» INPUT ROWS:
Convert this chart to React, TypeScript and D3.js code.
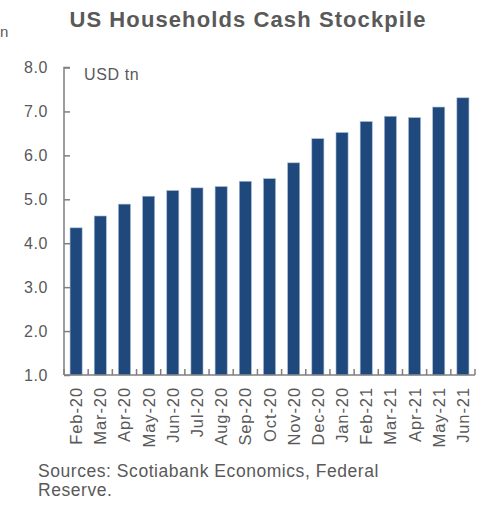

...

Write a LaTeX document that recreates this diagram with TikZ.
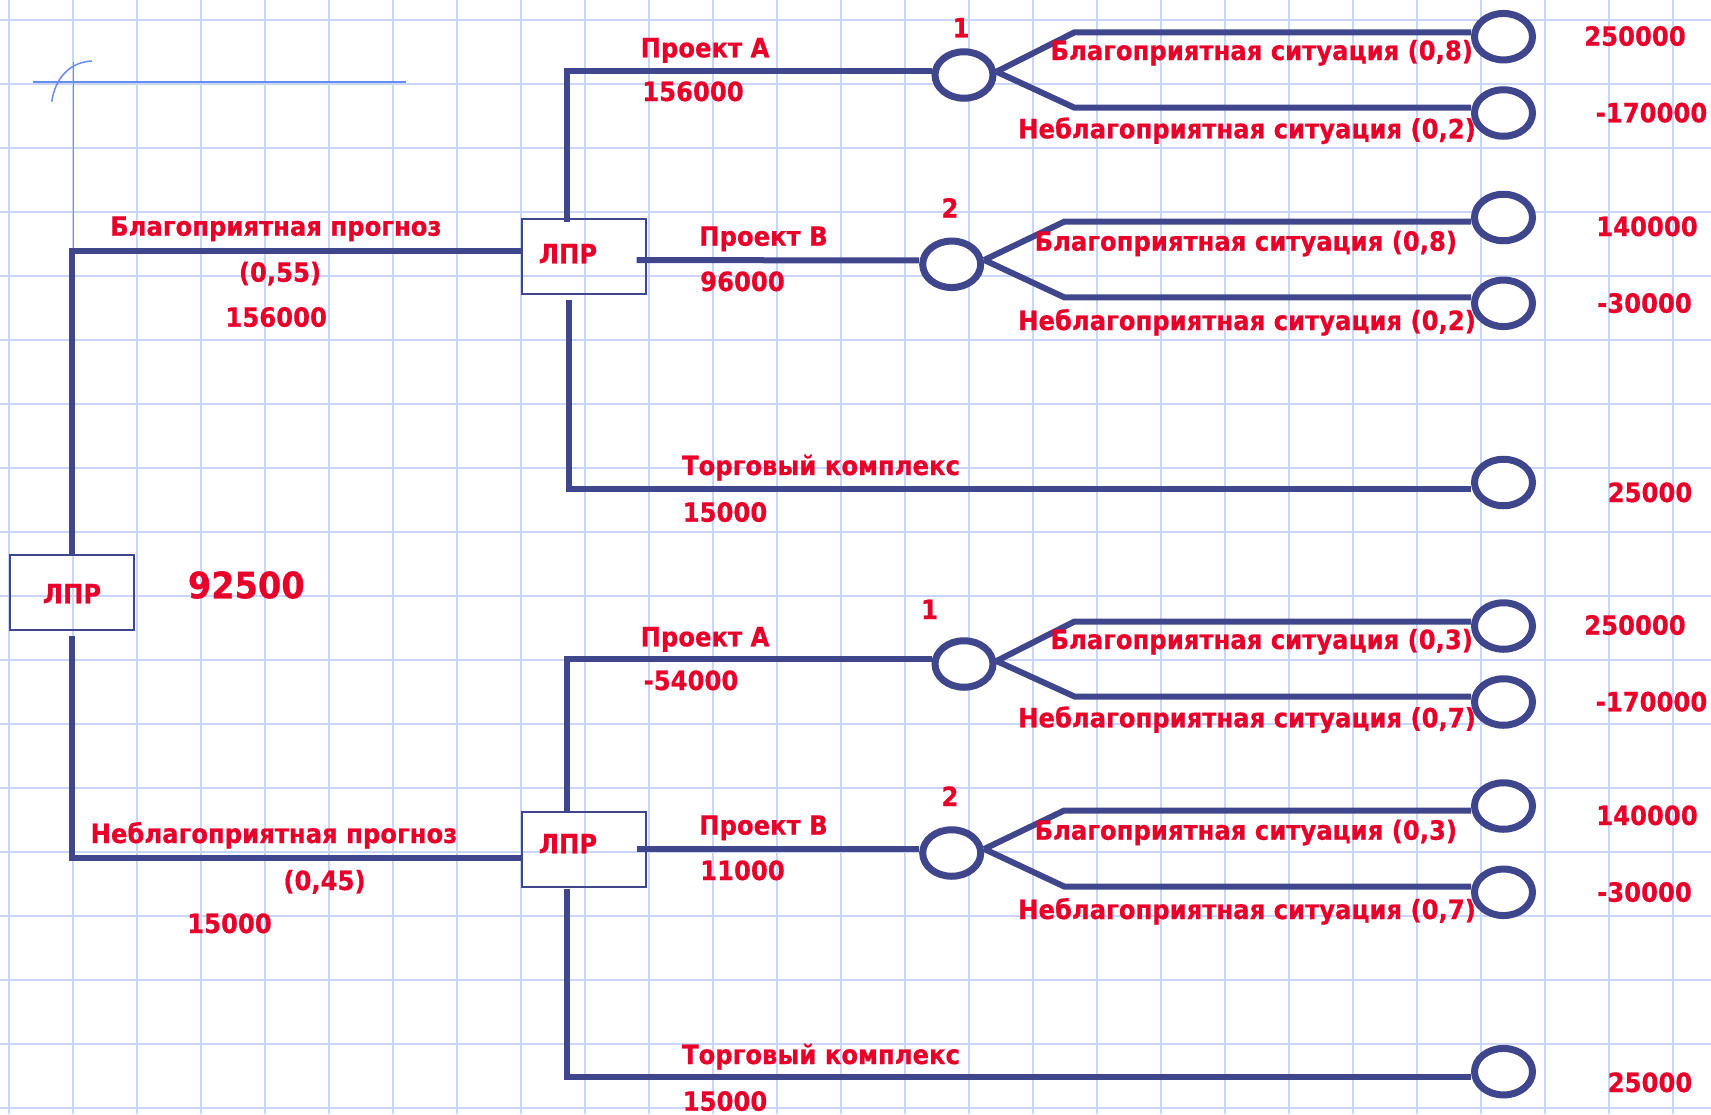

---

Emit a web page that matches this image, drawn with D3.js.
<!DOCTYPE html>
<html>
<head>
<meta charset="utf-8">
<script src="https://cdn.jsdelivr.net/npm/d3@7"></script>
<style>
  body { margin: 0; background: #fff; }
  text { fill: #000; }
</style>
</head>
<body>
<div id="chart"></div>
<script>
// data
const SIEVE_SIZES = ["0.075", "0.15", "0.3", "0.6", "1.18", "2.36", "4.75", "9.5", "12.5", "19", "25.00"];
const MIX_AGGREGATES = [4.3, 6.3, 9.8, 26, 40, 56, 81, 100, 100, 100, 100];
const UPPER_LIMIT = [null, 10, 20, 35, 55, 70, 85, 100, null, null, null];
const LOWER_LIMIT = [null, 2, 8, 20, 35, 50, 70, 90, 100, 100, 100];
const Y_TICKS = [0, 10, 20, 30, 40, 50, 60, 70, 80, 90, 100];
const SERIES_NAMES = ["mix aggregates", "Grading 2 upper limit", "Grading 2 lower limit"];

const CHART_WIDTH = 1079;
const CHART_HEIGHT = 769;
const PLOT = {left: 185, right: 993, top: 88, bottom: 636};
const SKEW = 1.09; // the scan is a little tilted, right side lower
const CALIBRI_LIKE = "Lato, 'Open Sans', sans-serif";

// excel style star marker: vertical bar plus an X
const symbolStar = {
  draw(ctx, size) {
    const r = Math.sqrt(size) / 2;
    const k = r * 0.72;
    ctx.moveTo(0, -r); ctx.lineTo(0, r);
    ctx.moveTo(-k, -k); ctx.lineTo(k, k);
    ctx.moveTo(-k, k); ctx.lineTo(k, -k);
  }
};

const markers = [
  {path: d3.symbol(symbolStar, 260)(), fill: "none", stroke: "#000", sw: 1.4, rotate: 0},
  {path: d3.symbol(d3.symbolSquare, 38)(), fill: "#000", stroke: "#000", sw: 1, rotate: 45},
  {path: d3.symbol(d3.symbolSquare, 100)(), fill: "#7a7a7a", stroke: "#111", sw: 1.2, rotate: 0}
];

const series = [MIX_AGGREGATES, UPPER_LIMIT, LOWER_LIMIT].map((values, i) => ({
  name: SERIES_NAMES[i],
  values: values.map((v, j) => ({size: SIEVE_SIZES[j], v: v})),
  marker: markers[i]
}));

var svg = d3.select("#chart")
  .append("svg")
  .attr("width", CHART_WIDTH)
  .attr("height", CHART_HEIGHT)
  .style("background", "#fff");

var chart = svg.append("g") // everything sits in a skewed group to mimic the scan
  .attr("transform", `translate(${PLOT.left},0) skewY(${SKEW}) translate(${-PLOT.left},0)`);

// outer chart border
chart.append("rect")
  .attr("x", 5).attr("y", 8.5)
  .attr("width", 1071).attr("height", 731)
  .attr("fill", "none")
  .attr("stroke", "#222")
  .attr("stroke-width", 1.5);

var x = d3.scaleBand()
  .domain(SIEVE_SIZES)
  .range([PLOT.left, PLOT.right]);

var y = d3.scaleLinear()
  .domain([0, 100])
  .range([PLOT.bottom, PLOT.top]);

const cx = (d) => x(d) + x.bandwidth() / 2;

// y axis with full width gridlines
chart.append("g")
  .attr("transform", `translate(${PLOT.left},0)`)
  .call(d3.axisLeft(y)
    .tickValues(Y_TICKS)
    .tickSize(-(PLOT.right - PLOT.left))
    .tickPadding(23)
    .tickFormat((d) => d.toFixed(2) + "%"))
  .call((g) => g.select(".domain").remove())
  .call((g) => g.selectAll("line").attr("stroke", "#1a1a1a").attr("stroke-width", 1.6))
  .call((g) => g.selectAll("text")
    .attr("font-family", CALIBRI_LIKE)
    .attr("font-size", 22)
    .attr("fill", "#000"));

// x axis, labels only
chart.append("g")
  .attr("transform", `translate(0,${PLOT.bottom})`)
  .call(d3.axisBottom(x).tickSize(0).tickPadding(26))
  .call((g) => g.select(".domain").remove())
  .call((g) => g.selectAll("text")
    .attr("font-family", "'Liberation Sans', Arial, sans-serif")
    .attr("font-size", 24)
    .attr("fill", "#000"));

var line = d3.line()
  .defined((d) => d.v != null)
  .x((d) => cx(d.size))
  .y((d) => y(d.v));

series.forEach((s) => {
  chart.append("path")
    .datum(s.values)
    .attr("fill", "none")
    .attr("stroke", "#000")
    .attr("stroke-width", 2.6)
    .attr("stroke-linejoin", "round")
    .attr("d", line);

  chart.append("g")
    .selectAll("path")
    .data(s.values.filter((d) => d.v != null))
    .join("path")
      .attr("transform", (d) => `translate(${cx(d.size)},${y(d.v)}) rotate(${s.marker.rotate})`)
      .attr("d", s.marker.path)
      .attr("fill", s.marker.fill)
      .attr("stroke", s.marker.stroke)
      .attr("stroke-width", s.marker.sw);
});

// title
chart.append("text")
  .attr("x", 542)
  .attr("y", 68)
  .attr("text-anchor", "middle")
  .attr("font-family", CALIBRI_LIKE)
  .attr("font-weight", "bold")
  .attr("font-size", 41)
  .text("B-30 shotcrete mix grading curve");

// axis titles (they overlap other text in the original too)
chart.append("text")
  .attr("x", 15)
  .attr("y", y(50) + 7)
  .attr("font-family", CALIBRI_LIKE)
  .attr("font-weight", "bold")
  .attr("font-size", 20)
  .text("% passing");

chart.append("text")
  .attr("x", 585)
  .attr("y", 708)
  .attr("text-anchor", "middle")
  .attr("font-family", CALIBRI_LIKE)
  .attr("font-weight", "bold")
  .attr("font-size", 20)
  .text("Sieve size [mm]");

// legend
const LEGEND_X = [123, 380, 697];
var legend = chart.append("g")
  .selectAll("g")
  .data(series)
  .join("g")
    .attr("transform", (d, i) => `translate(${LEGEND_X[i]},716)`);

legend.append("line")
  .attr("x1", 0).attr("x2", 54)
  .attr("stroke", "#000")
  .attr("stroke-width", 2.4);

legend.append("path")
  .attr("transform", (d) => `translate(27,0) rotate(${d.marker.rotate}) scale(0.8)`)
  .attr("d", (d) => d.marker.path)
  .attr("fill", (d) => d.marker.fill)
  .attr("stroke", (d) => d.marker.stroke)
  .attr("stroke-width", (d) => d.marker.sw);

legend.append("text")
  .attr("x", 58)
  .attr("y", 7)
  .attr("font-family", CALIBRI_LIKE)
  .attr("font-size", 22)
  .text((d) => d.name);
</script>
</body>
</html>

» DIRECTIONS: How many lines of these entries contain "that"? Answer with the number and nothing else.

» FINISHED EXERCISE: 2